Reproduce, character for character, the lines below from the first through the one with "plt.rcParams['ytick.color'] = '#262626'". Leave pictures out.

PROVIDED DATA ▸
───

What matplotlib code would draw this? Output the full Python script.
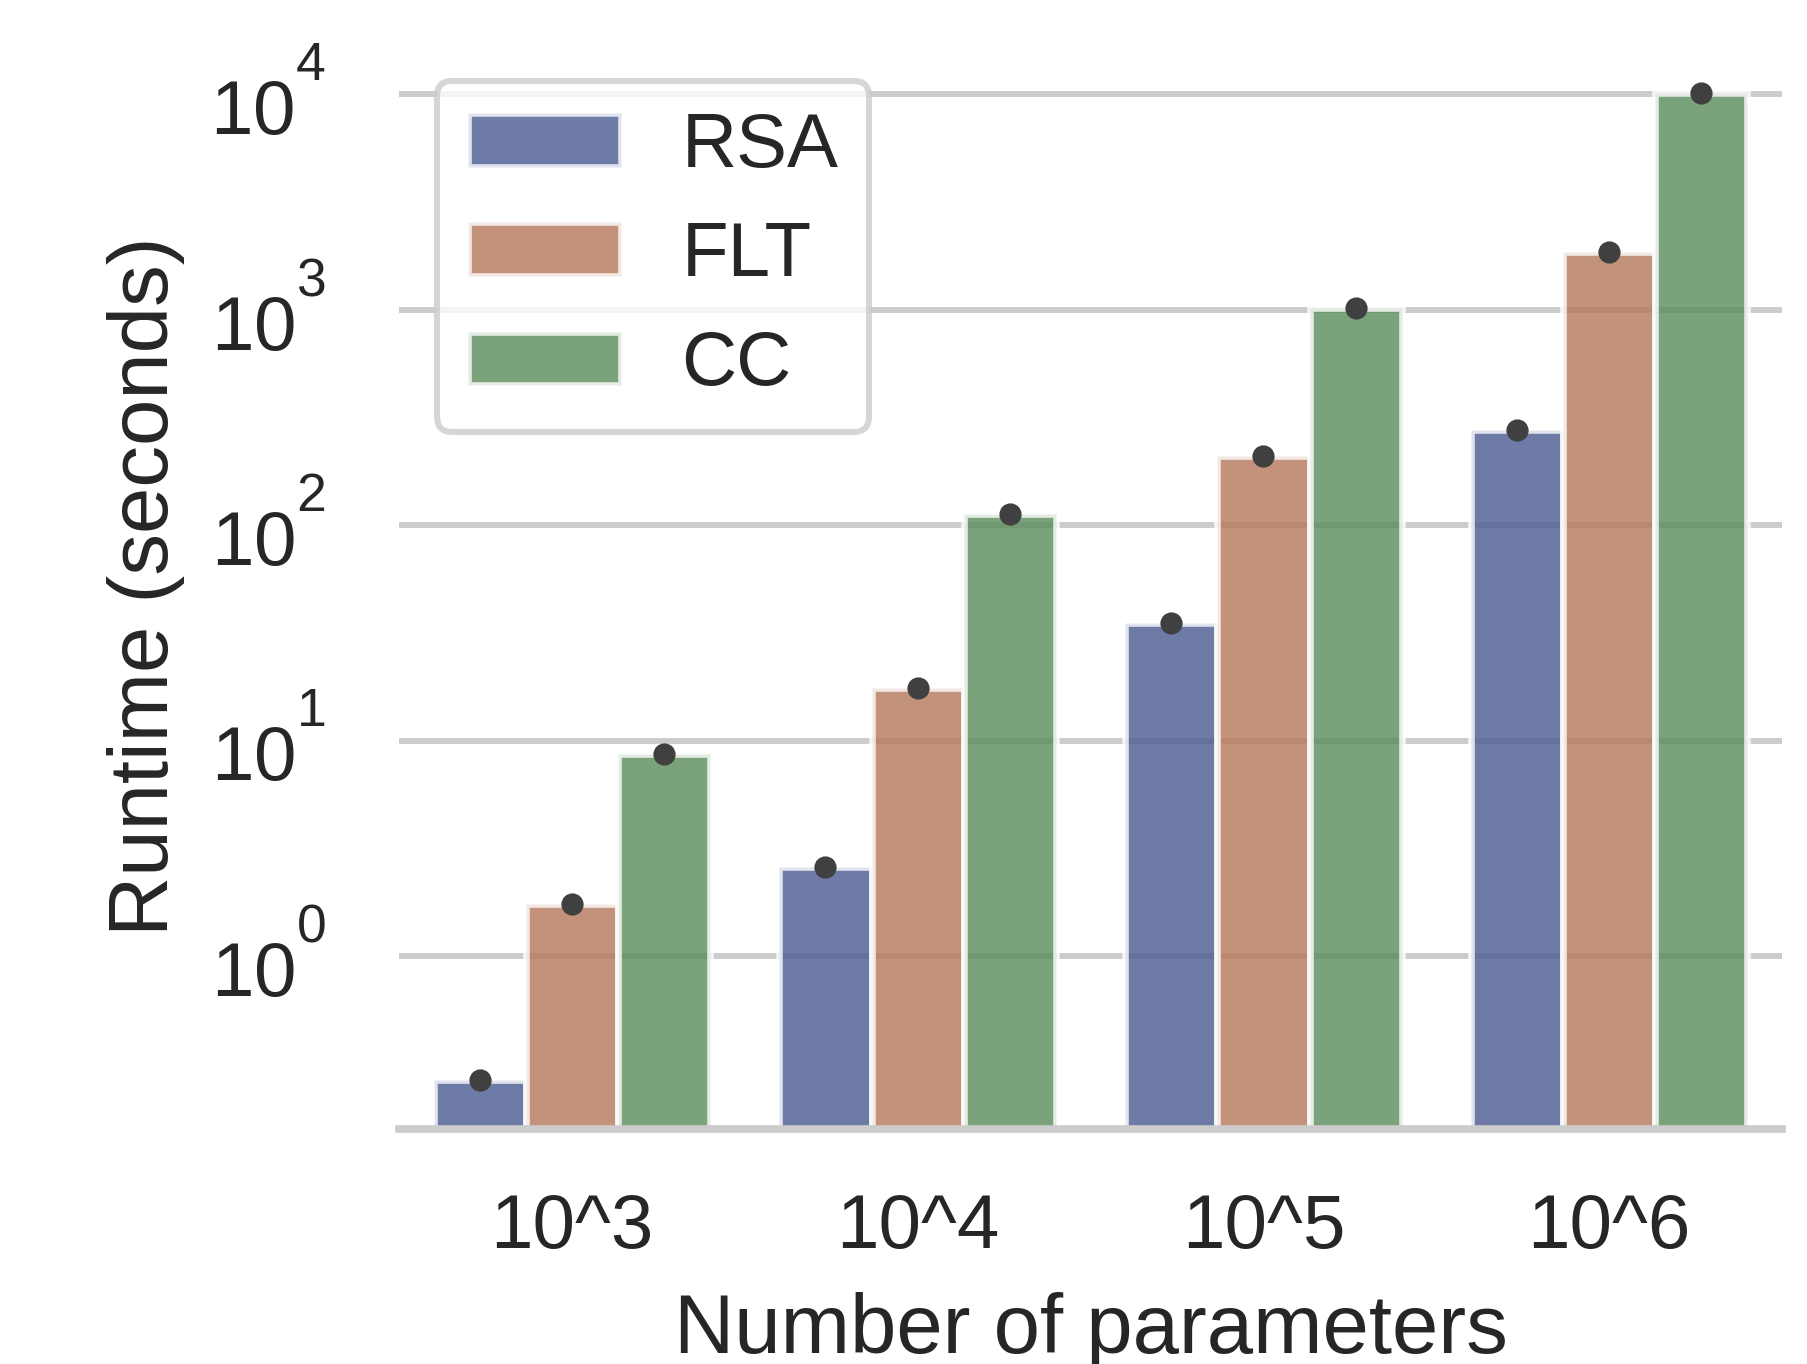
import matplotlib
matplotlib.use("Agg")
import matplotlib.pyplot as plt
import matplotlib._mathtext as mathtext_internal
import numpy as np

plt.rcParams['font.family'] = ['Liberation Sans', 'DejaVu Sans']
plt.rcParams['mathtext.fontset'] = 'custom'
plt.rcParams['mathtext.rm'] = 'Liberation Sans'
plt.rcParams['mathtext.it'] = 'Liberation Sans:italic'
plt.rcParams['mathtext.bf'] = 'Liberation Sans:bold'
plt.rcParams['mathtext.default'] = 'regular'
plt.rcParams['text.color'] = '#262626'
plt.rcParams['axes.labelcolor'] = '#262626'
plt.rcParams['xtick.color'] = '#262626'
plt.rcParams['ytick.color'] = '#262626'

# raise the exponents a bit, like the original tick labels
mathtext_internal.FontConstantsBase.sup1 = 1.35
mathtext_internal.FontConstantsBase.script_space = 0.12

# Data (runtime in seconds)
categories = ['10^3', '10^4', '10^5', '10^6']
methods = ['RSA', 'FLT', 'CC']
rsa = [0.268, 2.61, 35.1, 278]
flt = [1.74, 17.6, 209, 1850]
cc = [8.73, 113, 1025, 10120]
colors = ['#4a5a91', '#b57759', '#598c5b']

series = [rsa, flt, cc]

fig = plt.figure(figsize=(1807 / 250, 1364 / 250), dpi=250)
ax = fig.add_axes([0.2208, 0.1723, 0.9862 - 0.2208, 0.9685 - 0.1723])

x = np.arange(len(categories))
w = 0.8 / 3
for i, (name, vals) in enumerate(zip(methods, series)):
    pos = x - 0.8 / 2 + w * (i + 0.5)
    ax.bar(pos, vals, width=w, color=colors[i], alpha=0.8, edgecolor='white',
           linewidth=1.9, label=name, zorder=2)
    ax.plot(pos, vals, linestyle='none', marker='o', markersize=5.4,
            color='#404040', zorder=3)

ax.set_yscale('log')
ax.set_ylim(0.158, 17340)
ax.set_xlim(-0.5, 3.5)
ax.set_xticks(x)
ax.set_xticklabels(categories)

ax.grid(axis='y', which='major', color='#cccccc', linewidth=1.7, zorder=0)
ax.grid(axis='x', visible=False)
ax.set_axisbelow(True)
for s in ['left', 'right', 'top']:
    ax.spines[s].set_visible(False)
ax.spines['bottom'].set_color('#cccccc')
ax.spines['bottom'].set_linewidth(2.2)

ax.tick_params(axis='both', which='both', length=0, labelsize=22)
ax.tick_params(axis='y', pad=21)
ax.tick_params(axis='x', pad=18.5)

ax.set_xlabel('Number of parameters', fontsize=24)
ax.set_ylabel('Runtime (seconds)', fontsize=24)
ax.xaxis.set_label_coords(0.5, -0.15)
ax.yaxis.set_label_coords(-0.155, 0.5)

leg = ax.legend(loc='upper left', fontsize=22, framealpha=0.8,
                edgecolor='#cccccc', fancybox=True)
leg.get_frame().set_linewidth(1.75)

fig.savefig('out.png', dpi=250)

───

SOLUTION FOR THIS PROBLEM ▸
What matplotlib code would draw this? Output the full Python script.
import matplotlib
matplotlib.use("Agg")
import matplotlib.pyplot as plt
import matplotlib._mathtext as mathtext_internal
import numpy as np

plt.rcParams['font.family'] = ['Liberation Sans', 'DejaVu Sans']
plt.rcParams['mathtext.fontset'] = 'custom'
plt.rcParams['mathtext.rm'] = 'Liberation Sans'
plt.rcParams['mathtext.it'] = 'Liberation Sans:italic'
plt.rcParams['mathtext.bf'] = 'Liberation Sans:bold'
plt.rcParams['mathtext.default'] = 'regular'
plt.rcParams['text.color'] = '#262626'
plt.rcParams['axes.labelcolor'] = '#262626'
plt.rcParams['xtick.color'] = '#262626'
plt.rcParams['ytick.color'] = '#262626'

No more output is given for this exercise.